I shopped. Bought a new camera as a promise to myself that more adventures were happening in my life that needed photographing. I got my favorite grilled cheese from Michael's and a chocolate and strawberry smoothie from Starbucks. After that, after locking myself in my room and cuddling into my pillow, I finally passed out.

Only to be woken by THE phone call. It was very nice. I had a great skills for ministry. I wasn't the right fit. Don't be discouraged.

My question the rest of the evening to myself and anyone I talked to was how to not be discouraged when this is my third failed interview. I get that this call process is difficult and that it is about matching up my skills with the needs of a congregation. I get that. It is still difficult to be, essentially, rejected three times. It's like dating. How do you keep putting your heart out there? When is it really about ME, not THEM. Or the situation. Or the fit. Or the timing??

I had some advice from my former supervisor about connecting with people during my interviews. About letting myself be myself, warts and all. We spent a lot of time talking about it on internship. So I take that advice and go forward. Onward. Wherever this road will take me.

1 comment:

Julie & Jeanie said...

Alas, you are in good company. Very good company. It sucks, and it does get really hard to keep putting yourself out there. And who knows what a good "fit" is anyway? I hated the tension of knowing that I had the skills, the love, the drive, but no venue for these gifts and no acknowledgement, other than the well meaning pats on the back coupled with the words, "you should be a pastor."

And the thing that gets really hard is that the systems of support have scattered. Your friends are far away, starting the career you long for, and the candidacy system is done with you. (How's that for a downer?).

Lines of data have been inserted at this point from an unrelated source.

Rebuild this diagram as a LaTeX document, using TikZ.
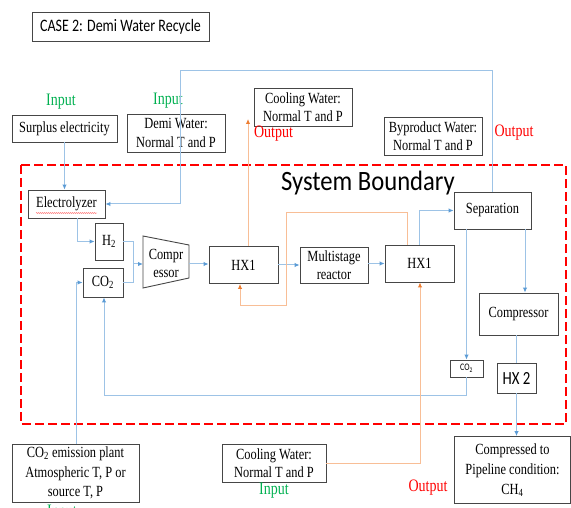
\documentclass[tikz,border=0pt]{standalone}
\usepackage{fontspec}
\setmainfont[FakeStretch=0.8]{Liberation Serif}
\newfontfamily\calib[FakeStretch=0.8]{Carlito}
\newfontfamily\calibwide[FakeStretch=0.88]{Carlito}
\usetikzlibrary{arrows.meta,decorations.pathmorphing}
\definecolor{bline}{RGB}{157,195,230}
\definecolor{btip}{RGB}{91,155,213}
\definecolor{oline}{RGB}{248,190,150}
\definecolor{otip}{RGB}{237,125,49}
\definecolor{ingreen}{RGB}{0,176,80}
\definecolor{boxgray}{RGB}{70,70,70}
\begin{document}
\begin{tikzpicture}[x=1pt,y=-1pt,
  box/.style={draw=boxgray, line width=0.9pt, inner sep=0pt, align=center, font=\fontsize{15.5}{18.5}\selectfont},
  bl/.style={draw=bline, line width=1pt},
  bla/.style={bl, -{Latex[length=5pt,width=4.5pt,color=btip]}},
  orl/.style={draw=oline, line width=1pt},
  ora/.style={orl, -{Latex[length=5pt,width=4.5pt,color=otip]}},
  inlab/.style={text=ingreen, font=\fontsize{17.5}{19}\selectfont, inner sep=0pt},
  outlab/.style={text=red, font=\fontsize{17.5}{19}\selectfont, inner sep=0pt}]
\clip (0,0) rectangle (571,508);
\useasboundingbox (0,0) rectangle (571,508);

% title
\node[draw=boxgray, line width=0.9pt, minimum width=177, minimum height=29, inner sep=0pt,
      font=\calib\fontsize{17.5}{19}\selectfont] (title) at (120.5,26.5) {CASE 2: Demi Water Recycle};

% system boundary
\draw[red, line width=2.5pt, dash pattern=on 9pt off 4pt] (21,165) rectangle (566,424);
\node[font=\calibwide\fontsize{28}{30}\selectfont, inner sep=0pt] (sysb) at (368,183.5) {System Boundary};

% outside boxes
\node[box, minimum width=105, minimum height=27] (surplus) at (64.5,128.5) {Surplus electricity};
\node[box, minimum width=98, minimum height=38] (demi) at (176,133) {Demi Water:\\Normal T and P};
\node[box, minimum width=98, minimum height=38] (cwt) at (303,107) {Cooling Water:\\Normal T and P};
\node[box, minimum width=98, minimum height=38] (byp) at (433,136) {Byproduct Water:\\Normal T and P};
\node[box, minimum width=127, minimum height=58, font=\fontsize{15.5}{19.5}\selectfont] (emis) at (75.5,473) {CO\textsubscript{2} emission plant\\Atmospheric T, P or\\source T, P};
\node[box, minimum width=104, minimum height=38] (cwb) at (274,463) {Cooling Water:\\Normal T and P};
\node[box, minimum width=116, minimum height=67, font=\fontsize{15.5}{20}\selectfont] (pipe) at (512.5,470) {Compressed to\\Pipeline condition:\\CH\textsubscript{4}};

% labels
\node[inlab] (in1) at (61,102) {Input};
\node[inlab] (in2) at (168,101) {Input};
\node[inlab] (in3) at (274,491) {Input};
\node[inlab] (in4) at (62,513) {Input};
\node[outlab] (out1) at (273.5,134) {Output};
\node[outlab] (out2) at (514,133) {Output};
\node[outlab] (out3) at (428,488) {Output};

% inside boxes
\node[box, minimum width=77, minimum height=28] (elec) at (66.5,204) {Electrolyzer};
\draw[red!75, line width=0.35pt, decorate, decoration={snake, amplitude=0.4pt, segment length=2pt}] (36,213) -- (97,213);
\node[box, minimum width=28, minimum height=37] (h2) at (109,241.5) {H\textsubscript{2}};
\node[box, minimum width=40, minimum height=29] (co2) at (103,282.5) {CO\textsubscript{2}};
\draw[boxgray, line width=0.9pt] (143,236) -- (189,245) -- (189,278) -- (143,288) -- cycle;
\node[align=center, inner sep=0pt, font=\fontsize{15.5}{18}\selectfont] (compr) at (166,263) {Compr\\essor};
\coordinate (cin) at (143,264);
\coordinate (cout) at (189,264);
\node[box, minimum width=69, minimum height=37] (hx1a) at (243.5,265) {HX1};
\node[box, minimum width=68, minimum height=36, font=\fontsize{15.5}{18}\selectfont] (reactor) at (334,265) {Multistage\\reactor};
\node[box, minimum width=69, minimum height=37] (hx1b) at (419.5,263.5) {HX1};
\node[box, minimum width=77, minimum height=37] (sep) at (492.5,210.5) {Separation};
\node[box, minimum width=79, minimum height=42] (comp) at (518.5,314) {Compressor};
\node[draw=boxgray, line width=0.9pt, minimum width=33, minimum height=17, inner sep=0pt,
      font=\calib\fontsize{10}{11}\selectfont] (co2s) at (466.5,368.5) {CO\textsubscript{2}};
\node[draw=boxgray, line width=0.9pt, minimum width=39, minimum height=30, inner sep=0pt,
      font=\calib\fontsize{18.5}{20}\selectfont] (hx2) at (516.5,378) {HX 2};

% blue connectors
\draw[bla] (surplus.south) -- (surplus.south |- elec.north);
\coordinate (dw1) at (180,71);
\coordinate (dw2) at (180,204);
\draw[bla] (sep.north) |- (dw1) -- (dw2) -- (elec.east);
\draw[bla] ([xshift=10.5pt]elec.south) |- (h2.west);
\coordinate (merge) at (133,264);
\draw[bl] (h2.east) -| (merge);
\draw[bl] (co2.east) -| (merge);
\draw[bla] (merge) -- (cin);
\draw[bla] (cout) -- (cout -| hx1a.west);
\draw[bla] (hx1a.east |- reactor.west) -- (reactor.west);
\draw[bla] (reactor.east |- 0,263.5) -- (hx1b.west);
\draw[bla] (hx1b.north) |- (sep.west);
\draw[bla] ([xshift=32.5pt]sep.south) -- ([xshift=32.5pt]sep.south |- comp.north);
\draw[bla] (sep.south -| co2s.north) -- (co2s.north);
\coordinate (rc1) at (466.5,395);
\coordinate (rc2) at (104,395);
\draw[bla] (co2s.south) -- (rc1) -- (rc2) -- ([xshift=1pt]co2.south);
\draw[bl] (comp.south -| hx2.north) -- (hx2.north);
\draw[bla] (hx2.south) -- (hx2.south |- pipe.north);
\coordinate (em1) at (76,282.5);
\draw[bla] (emis.north -| em1) -- (em1) -- (co2.west);

% orange connectors
\coordinate (ot) at (248,119);
\draw[ora] ([xshift=4.5pt]hx1a.north) -- (ot);
\coordinate (lp1) at (407,213);
\coordinate (lp2) at (286,213);
\coordinate (lp3) at (286,305);
\coordinate (lp4) at (240,305);
\draw[ora] ([xshift=-12.5pt]hx1b.north) -- (lp1) -- (lp2) -- (lp3) -- (lp4) -- ([xshift=-3.5pt]hx1a.south);
\coordinate (cw1) at (420,463);
\draw[ora] (cwb.east) -- (cw1) -- (cw1 |- hx1b.south);
\end{tikzpicture}
\end{document}
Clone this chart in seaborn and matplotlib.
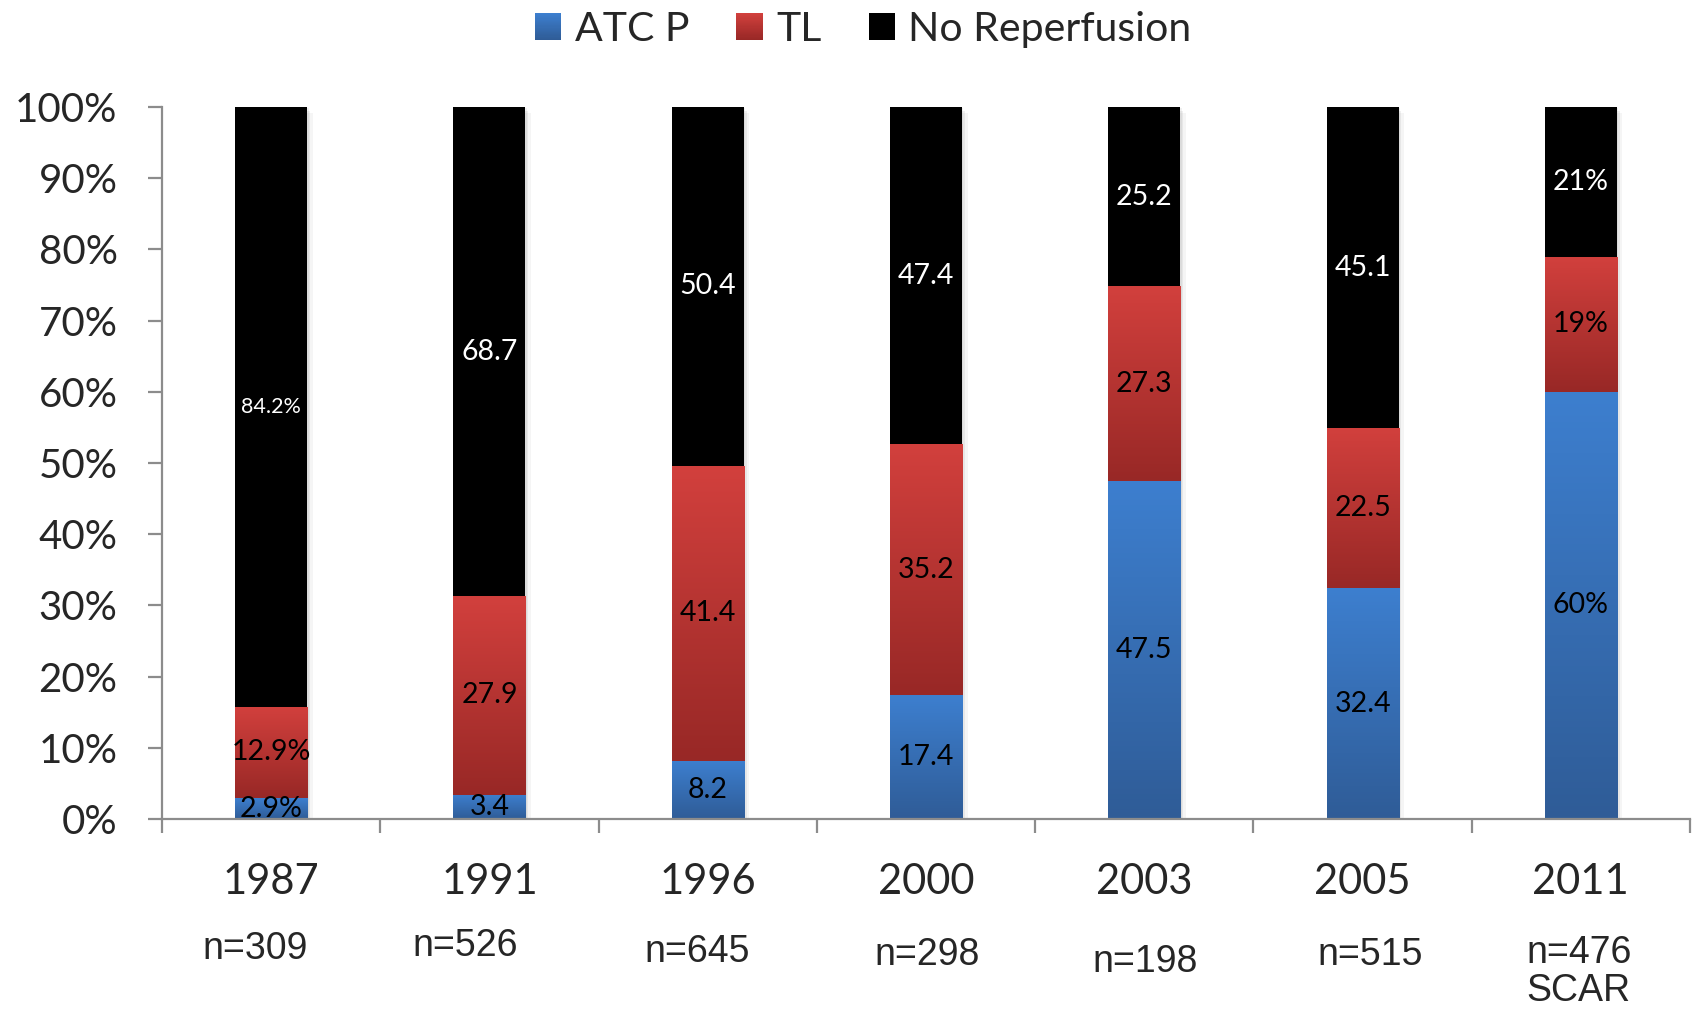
import numpy as np
import matplotlib
matplotlib.use("Agg")
import matplotlib.pyplot as plt
import seaborn as sns
import matplotlib.patheffects as pe
from matplotlib.colors import LinearSegmentedColormap
from matplotlib.patches import Patch, Rectangle
from matplotlib.legend_handler import HandlerBase
from matplotlib.transforms import blended_transform_factory

# ---- data -------------------------------------------------------------
years = ["1987", "1991", "1996", "2000", "2003", "2005", "2011"]
atc_p = [2.9, 3.4, 8.2, 17.4, 47.5, 32.4, 60]
tl = [12.9, 27.9, 41.4, 35.2, 27.3, 22.5, 19]
no_reperfusion = [84.2, 68.7, 50.4, 47.4, 25.2, 45.1, 21]
label_suffix = ["%", "", "", "", "", "", "%"]
sample_sizes = ["n=309", "n=526", "n=645", "n=298", "n=198", "n=515", "n=476\nSCAR"]
series_names = ["ATC P", "TL", "No Reperfusion"]
y_ticks = [0, 10, 20, 30, 40, 50, 60, 70, 80, 90, 100]

# ---- layout / style ---------------------------------------------------
n_x_shift = [-0.073, -0.11, -0.046, 0.005, 0.005, 0.037, -0.01]
n_y_px = [949, 946, 952, 955, 962, 955, 972]
FIG_W, FIG_H = 1696, 1010

sns.set_style("white")
plt.rcParams["font.family"] = ["Lato", "DejaVu Sans"]

blue_cmap = LinearSegmentedColormap.from_list("blue_grad", ["#2f5c97", "#3d7fcf"])
red_cmap = LinearSegmentedColormap.from_list("red_grad", ["#982826", "#d2403d"])

fig = plt.figure(figsize=(FIG_W / 100, FIG_H / 100), dpi=100)
ax = fig.add_axes([162 / FIG_W, 1 - 819 / FIG_H, 1528 / FIG_W, 712 / FIG_H])

bar_w = 0.33
totals = [a + b + c for a, b, c in zip(atc_p, tl, no_reperfusion)]

# soft shadow behind each full stack
sns.barplot(x=years, y=totals, color="white", width=bar_w, errorbar=None,
            ax=ax, zorder=1, linewidth=0)
shadow = ax.containers[-1]
for p in shadow:
    p.set_path_effects([
        pe.SimplePatchShadow(offset=(1, -1), shadow_rgbFace="#888888", alpha=0.12),
        pe.SimplePatchShadow(offset=(2, -3), shadow_rgbFace="#888888", alpha=0.12),
        pe.SimplePatchShadow(offset=(4, -4), shadow_rgbFace="#888888", alpha=0.08),
        pe.Normal(),
    ])

bottom1 = [0] * len(years)
bottom2 = list(atc_p)
bottom3 = [a + b for a, b in zip(atc_p, tl)]

sns.barplot(x=years, y=atc_p, bottom=bottom1, color="#3a78c4", width=bar_w,
            errorbar=None, ax=ax, zorder=2, linewidth=0)
c_atc = ax.containers[-1]
sns.barplot(x=years, y=tl, bottom=bottom2, color="#bf3733", width=bar_w,
            errorbar=None, ax=ax, zorder=2, linewidth=0)
c_tl = ax.containers[-1]
sns.barplot(x=years, y=no_reperfusion, bottom=bottom3, color="black", width=bar_w,
            errorbar=None, ax=ax, zorder=2, linewidth=0)
c_nr = ax.containers[-1]

# vertical gradient fill inside each coloured segment
grad = np.linspace(0, 1, 256).reshape(-1, 1)
for container, cmap in ((c_atc, blue_cmap), (c_tl, red_cmap)):
    for p in container:
        x0, y0, w, h = p.get_x(), p.get_y(), p.get_width(), p.get_height()
        im = ax.imshow(grad, extent=[x0, x0 + w, y0, y0 + h], origin="lower",
                       aspect="auto", cmap=cmap, zorder=3, interpolation="bilinear")
        im.set_clip_path(p)

# value labels
def make_labels(vals):
    return [f"{v:g}{s}" for v, s in zip(vals, label_suffix)]

ax.bar_label(c_atc, labels=make_labels(atc_p), label_type="center",
             fontsize=20.5, color="black", zorder=5)
ax.bar_label(c_tl, labels=make_labels(tl), label_type="center",
             fontsize=20.5, color="black", zorder=5)
nr_texts = ax.bar_label(c_nr, labels=make_labels(no_reperfusion), label_type="center",
                        fontsize=20.5, color="white", zorder=5)
nr_texts[0].set_fontsize(15.5)

# axes styling
ax.set_xlim(-0.5, len(years) - 0.5)
ax.set_ylim(0, 100)
ax.set_yticks(y_ticks)
ax.set_yticklabels([f"{t}%" for t in y_ticks])
ax.set_xlabel("")
ax.set_ylabel("")
ax.set_xticks(range(len(years)))
ax.set_xticklabels(years)
ax.set_xticks(np.arange(-0.5, len(years), 1.0), minor=True)

for side in ("top", "right"):
    ax.spines[side].set_visible(False)
for side in ("left", "bottom"):
    ax.spines[side].set_color("#8c8c8c")
    ax.spines[side].set_linewidth(1.6)
    ax.spines[side].set_zorder(6)

ax.tick_params(axis="y", which="major", direction="out", length=10, width=1.6,
               color="#8c8c8c", labelsize=29, pad=22, left=True)
ax.tick_params(axis="x", which="major", length=0, labelsize=30, pad=32, bottom=True)
ax.tick_params(axis="x", which="minor", direction="out", length=10, width=1.6,
               color="#8c8c8c", bottom=True)

# sample sizes under the year labels
trans = blended_transform_factory(ax.transData, fig.transFigure)
for i, (txt, dx, ypx) in enumerate(zip(sample_sizes, n_x_shift, n_y_px)):
    fig.text(i + dx, 1 - ypx / FIG_H, txt, transform=trans, ha="center", va="center",
             fontsize=27, family=["Liberation Sans", "DejaVu Sans"],
             multialignment="left", linespacing=1.05)


# legend with gradient swatches
class GradientHandler(HandlerBase):
    def __init__(self, cmap=None, solid=None):
        super().__init__()
        self.cmap = cmap
        self.solid = solid

    def create_artists(self, legend, orig_handle, xdescent, ydescent, width,
                       height, fontsize, trans):
        if self.solid is not None:
            return [Rectangle((-xdescent, -ydescent), width, height,
                              facecolor=self.solid, edgecolor="none", transform=trans)]
        n = 24
        arts = []
        for k in range(n):
            arts.append(Rectangle((-xdescent, -ydescent + height * k / n), width,
                                  height / n * 1.05, facecolor=self.cmap(k / (n - 1)),
                                  edgecolor="none", transform=trans))
        return arts


handles = [Patch(facecolor="#3a78c4"), Patch(facecolor="#bf3733"), Patch(facecolor="black")]
fig.legend(handles, series_names, loc="center", bbox_to_anchor=(0.509, 0.971),
           ncol=3, frameon=False, fontsize=29.5, handlelength=0.64, handleheight=0.64,
           handletextpad=0.33, columnspacing=1.15,
           handler_map={handles[0]: GradientHandler(cmap=blue_cmap),
                        handles[1]: GradientHandler(cmap=red_cmap),
                        handles[2]: GradientHandler(solid="black")})

fig.savefig("out.png", dpi=100)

For me the question had to become, how then will I live? What do I do with this tension, sadness, and hope?

I can't say the right place is out there. I don't buy into that theology. But, I do know that you are an extraordinarily gifted woman. God has blessed us in you. And I can't wait to see where you go with this--whether it is as you've planned or not.

And perhaps, in the meantime we can work together to make this time suck less for others?